October 31, 2025

Eric Adams pledges 5,000 new cops to boost NYC safety

Mayor Eric Adams announces major NYPD expansion bringing force to 40,000 officers by 2029

In a sweeping public-safety move that signals an aggressive shift in policy, New York City Mayor Eric Adams announced that the New York City Police Department will soon add 5,000 uniformed officers, raising its size to 40,000 by Fiscal Year 2029 and reaching its largest level in two decades. Sources say the decision was revealed during Friday’s Financial Plan Update and is part of a broader push to reset the city’s crime narrative and rebuild the department’s strength. According to city officials, incremental funding over the next four years will accelerate hiring, training and deployment — with the first phase beginning in July 2026.

Mayor Adams, speaking at police headquarters with top law-enforcement officials standing behind him, emphasised the urgency of the investment.
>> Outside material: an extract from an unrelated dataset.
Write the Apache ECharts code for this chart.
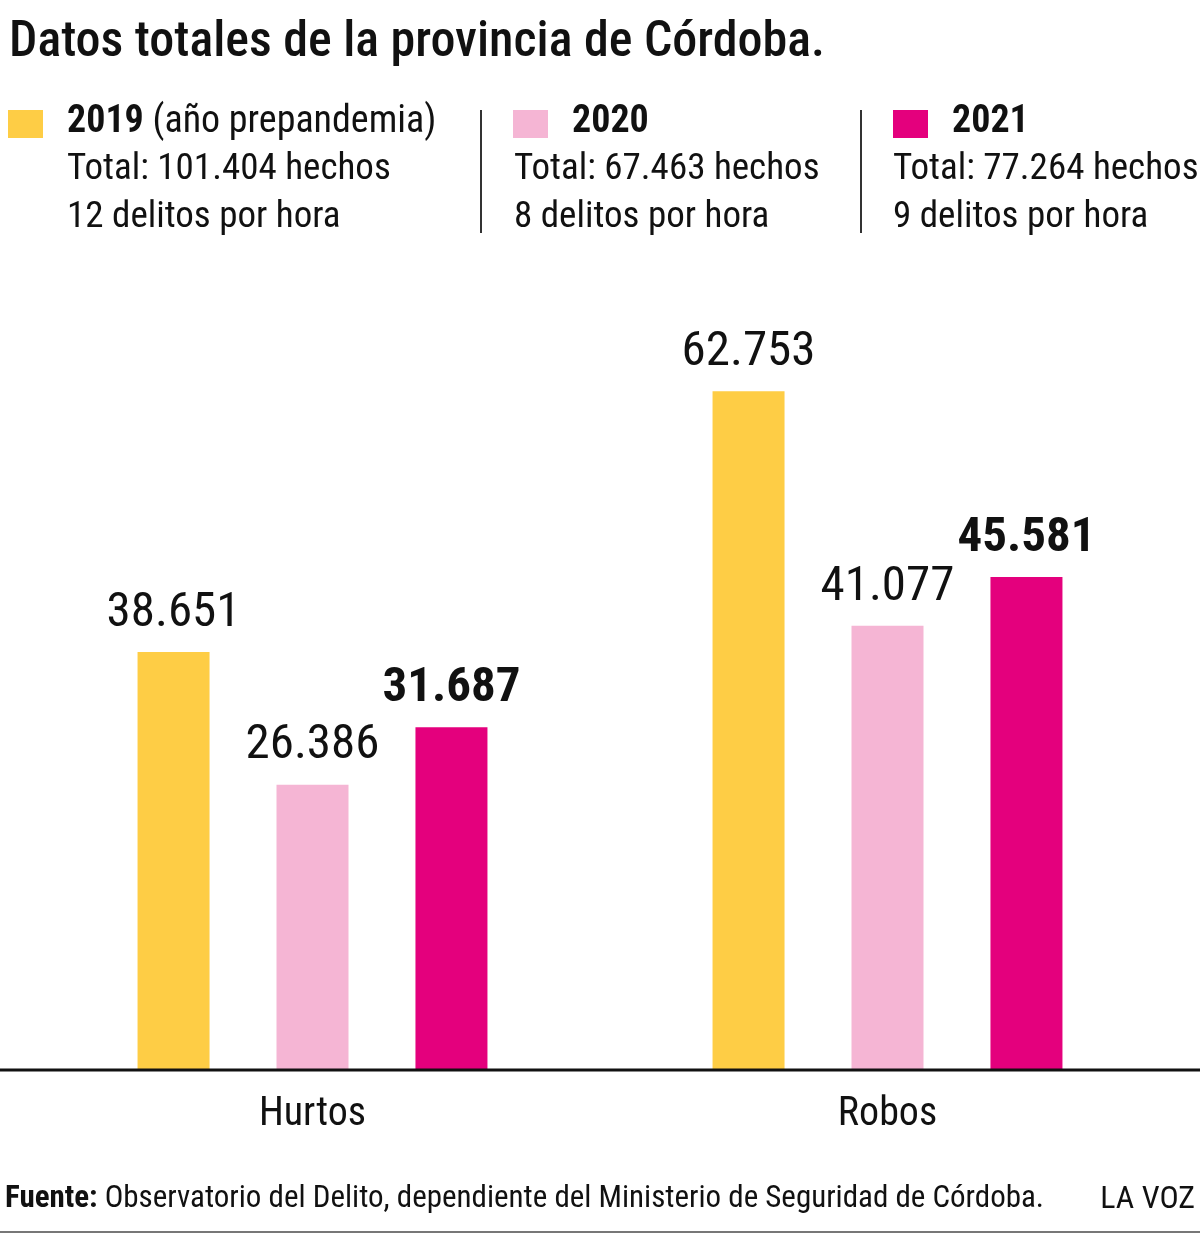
<!DOCTYPE html>
<html>
<head>
<meta charset="utf-8">
<script src="https://cdn.jsdelivr.net/npm/echarts@6/dist/echarts.min.js"></script>
<style>
  html, body { margin: 0; padding: 0; background: #fff; }
  #main { width: 1200px; height: 1235px; }
</style>
</head>
<body>
<div id="main"></div>
<script>
// datos
var categorias = ['Hurtos', 'Robos'];
var anios = ['2019', '2020', '2021'];
var datos2019 = [38651, 62753];
var datos2020 = [26386, 41077];
var datos2021 = [31687, 45581];
var totales = ['101.404', '67.463', '77.264'];
var delitosPorHora = [12, 8, 9];
var notas = [' (año prepandemia)', '', ''];

var colores = ['#FECD45', '#F5B5D4', '#E4007D'];
var FONT = '"Roboto Condensed", "Liberation Sans Narrow", "DejaVu Sans Condensed", "Noto Sans", sans-serif';

function miles(v) {
  return String(v).replace(/\B(?=(\d{3})+(?!\d))/g, '.');
}

var myChart = echarts.init(document.getElementById('main'));

// leyenda armada a mano
var legendX = [8, 513, 893];
var textoX = [67, 514, 893];  // las lineas de total arrancan distinto en cada bloque
var graphic = [];
for (var i = 0; i < anios.length; i++) {
  var x = legendX[i];
  graphic.push({
    type: 'rect', left: x, top: 110,
    shape: { width: 35, height: 28 },
    style: { fill: colores[i] }
  });
  graphic.push({
    type: 'text', left: x + 59, top: 103,
    style: {
      text: '{b|' + anios[i] + '}' + notas[i],
      rich: { b: { fontWeight: 'bold', fontSize: 38, fontFamily: FONT, fill: '#111' } },
      fontSize: 38, fontFamily: FONT, fill: '#111'
    }
  });
  graphic.push({
    type: 'text', left: textoX[i], top: 151,
    style: { text: 'Total: ' + totales[i] + ' hechos', fontSize: 37, fontFamily: FONT, fill: '#111' }
  });
  graphic.push({
    type: 'text', left: textoX[i], top: 199,
    style: { text: delitosPorHora[i] + ' delitos por hora', fontSize: 37, fontFamily: FONT, fill: '#111' }
  });
}
// separadores
[481, 861].forEach(function (sx) {
  graphic.push({
    type: 'line', shape: { x1: sx, y1: 110, x2: sx, y2: 233 },
    style: { stroke: '#333', lineWidth: 2 }
  });
});
// linea base
graphic.push({
  type: 'line', shape: { x1: 0, y1: 1070, x2: 1200, y2: 1070 },
  style: { stroke: '#111', lineWidth: 3 }, z: 10
});
// pie
graphic.push({
  type: 'text', left: 5, top: 1184,
  style: {
    text: '{b|Fuente:} Observatorio del Delito, dependiente del Ministerio de Seguridad de Córdoba.',
    rich: { b: { fontWeight: 'bold', fontSize: 31, fontFamily: FONT, fill: '#111' } },
    fontSize: 31, fontFamily: FONT, fill: '#111'
  }
});
graphic.push({
  type: 'text', right: 5, top: 1184,
  style: { text: 'LA VOZ', fontSize: 32, fontFamily: FONT, fill: '#111' }
});
graphic.push({
  type: 'line', shape: { x1: 0, y1: 1232, x2: 1200, y2: 1232 },
  style: { stroke: '#777', lineWidth: 2 }
});

function serie(nombre, data, color, bold) {
  return {
    name: nombre,
    type: 'bar',
    data: data,
    barWidth: 72,
    barGap: '93%',
    itemStyle: { color: color },
    label: {
      show: true,
      position: 'top',
      distance: 14,
      formatter: function (p) { return miles(p.value); },
      fontSize: 49,
      fontWeight: bold ? 'bold' : 'normal',
      fontFamily: FONT,
      color: '#111'
    }
  };
}

var option = {
  backgroundColor: '#fff',
  animation: false,
  title: {
    text: 'Datos totales de la provincia de Córdoba.',
    left: 4, top: 13,
    textStyle: { fontSize: 50, fontWeight: 500, fontFamily: FONT, color: '#111' }
  },
  grid: { left: 25, right: 25, top: 313, bottom: 165 },
  xAxis: {
    type: 'category',
    data: categorias,
    axisLine: { show: false },
    axisTick: { show: false },
    axisLabel: { fontSize: 40, fontFamily: FONT, color: '#111', margin: 25 }
  },
  yAxis: {
    type: 'value',
    min: 0, max: 70000,
    show: false,
    splitLine: { show: false }
  },
  series: [
    serie(anios[0], datos2019, colores[0], false),
    serie(anios[1], datos2020, colores[1], false),
    serie(anios[2], datos2021, colores[2], true)
  ],
  graphic: graphic
};

if (option && typeof option === 'object') {
  myChart.setOption(option, true);
}
</script>
</body>
</html>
Crime statistics in the city have shown some improvement, but public perception remains fragile. The mayor described the added officers as “our security blanket for New York’s future,” stating that as the city grows and evolves the demand for safety must keep pace. The city’s deputy budget director told reporters the planned expansion would be funded through a combination of budget re-allocations and targeted investment, with roughly $315.8 million allocated by 2029 for the increase.
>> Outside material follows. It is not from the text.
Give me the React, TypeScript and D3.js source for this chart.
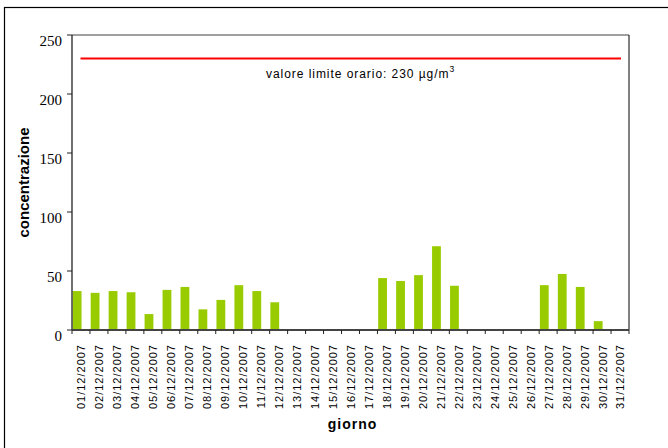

The move arrives amid two interconnected challenges for the NYPD: a high attrition rate and an undersized force relative to the demands of 21st-century policing. Earlier in the year the police department welcomed its largest recruit class in nearly a decade — more than 1,100 new cadets — yet that increase only marginally offset departures. Department leadership has made no secret of the fact that one of its immediate priorities is making sure the newest officers can be retained long enough to make an impact on the streets. Mayor Adams argues this expansion addresses both the staffing gap and the morale issue.

For many New Yorkers, the announcement offers a sense of renewed hope, especially in neighborhoods that continue to feel the impact of violent crime, subway safety concerns and the strain of austerity budgeting. Local business leaders applauded the initiative as a sign of Washington-style ambition brought to the city’s most urgent problem: maintaining order in a diverse, dense, fast-moving metropolis. Yet critics caution that sheer numbers alone do not guarantee safety, pointing to the need for community engagement, effective oversight and meaningful reforms within the NYPD.

Civil-rights organisations and watchdog groups also weighed in. While welcoming the extra manpower, they urged the mayor to pair the hiring push with greater transparency, stronger accountability mechanisms and a commitment to building trust, particularly in historically underserved and over-policed communities. The mayor responded by saying that recruitment would prioritise diversity and local representation, and that the additional officers would be deployed in ways that emphasise prevention and neighborhood partnerships.

The announcement also arrives in the broader context of Mayor Adams’s reelection campaign, in which public safety remains a central theme. With the NYPD projected to hit its highest uniformed count in twenty years, Adams is seeking to shift the narrative from crisis management to forward-looking competency. The decision to expand the force — and to declare publicly the end goal of 40,000 officers — is both symbolic and practical, signalling the administration’s intent to restore scale and capacity to the department.

As the city begins to mobilise resources toward this goal, the question becomes how quickly and effectively the new officers can be integrated, how the department will respond to community concerns, and whether the investment will deliver tangible improvements in safety across the city’s varied boroughs. For now, Mayor Adams has made his bet: more officers, a bigger force, and a bold claim that New York is moving into a stronger era for policing and public-safety assurance.